我认为学无止境,赚钱也无止境。社会上不能没有那些善于赚钱,一辈子都想怎么赚大钱的人,但我却没有这种心态,没有太大的兴趣,也没有这种能耐和机会,我认为靠苦力挣钱为下,靠金钱挣钱为中,靠智慧挣钱为上。我常说我多干发不了财,少干也不愁吃喝。因此,只要丰衣足食,替儿子存足教育基本费用,替自己及父母准备一定的养老金,我就可以歇下来,干点自己想干的事。换言之,我是准备今年年底或明年年初开始过“全隐”(不与一般的旧亲友来往)及“半退”(仅做点令我感兴趣的事,如写书,研究等)的生活。我已在财务上作出相应安排,仅靠剩余租金(即用租金付清每月银行贷款及其它税务杂项后所余)及贷款投资所得,无需我和妻再工作挣钱,一家人都可以维持正常的生活水平。这便是我知足常乐、图享心安自在的人生境界。
我又在申办父母来加探亲,但愿此次能行,如又失败,我准备今冬携全家回荆州过年,主要是我妈妈腊月上旬过六十大寿,我要回去向母亲祝寿。这就是说,早则今年年底,迟则五年、十年后,我们就可相见。你想见我吗?我老了本来就不英俊,现在更丑了。近两年我的生理变化尤大。妻不嫌我丑,你嫌我老吗?
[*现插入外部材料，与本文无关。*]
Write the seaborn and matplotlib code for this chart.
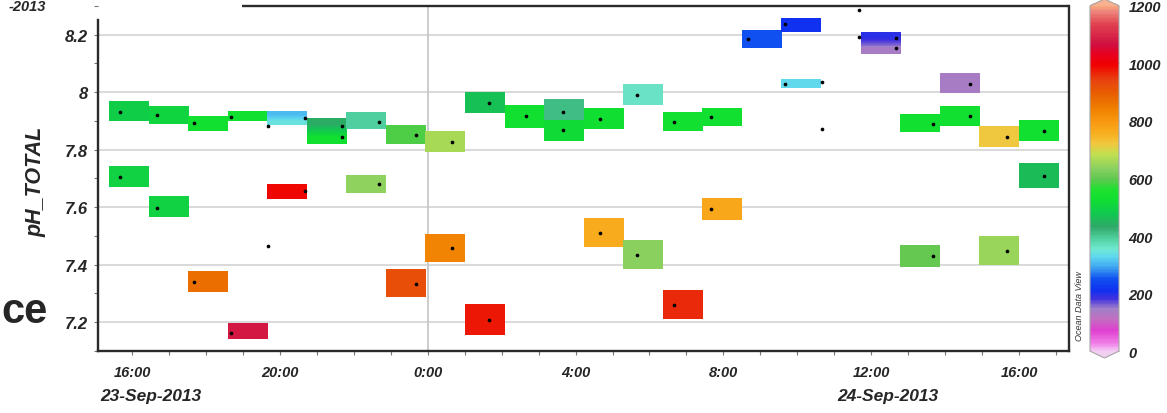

四十三岁退休,这是我们上代人连想都不敢想的事,就是在北美同代的中国留学人生中,我也是属于少数的“幸运儿”——那些领高薪当教授、工程师、公司老板的都不敢言退休,我却想得穿,准备在过一年半载就淡出人生。可是,我干什么好呢,易明?这便是我最大的中年危机。我常想我是不是该死了?我还剩下多少生命力,我还能、还应、还想干什么呢?我仍然痛苦、彷徨、烦闷、焦燥。我爱妻,也爱你,但除了爱,我是易明则当,抑或易明而明?我将如何改造,更新自我呢?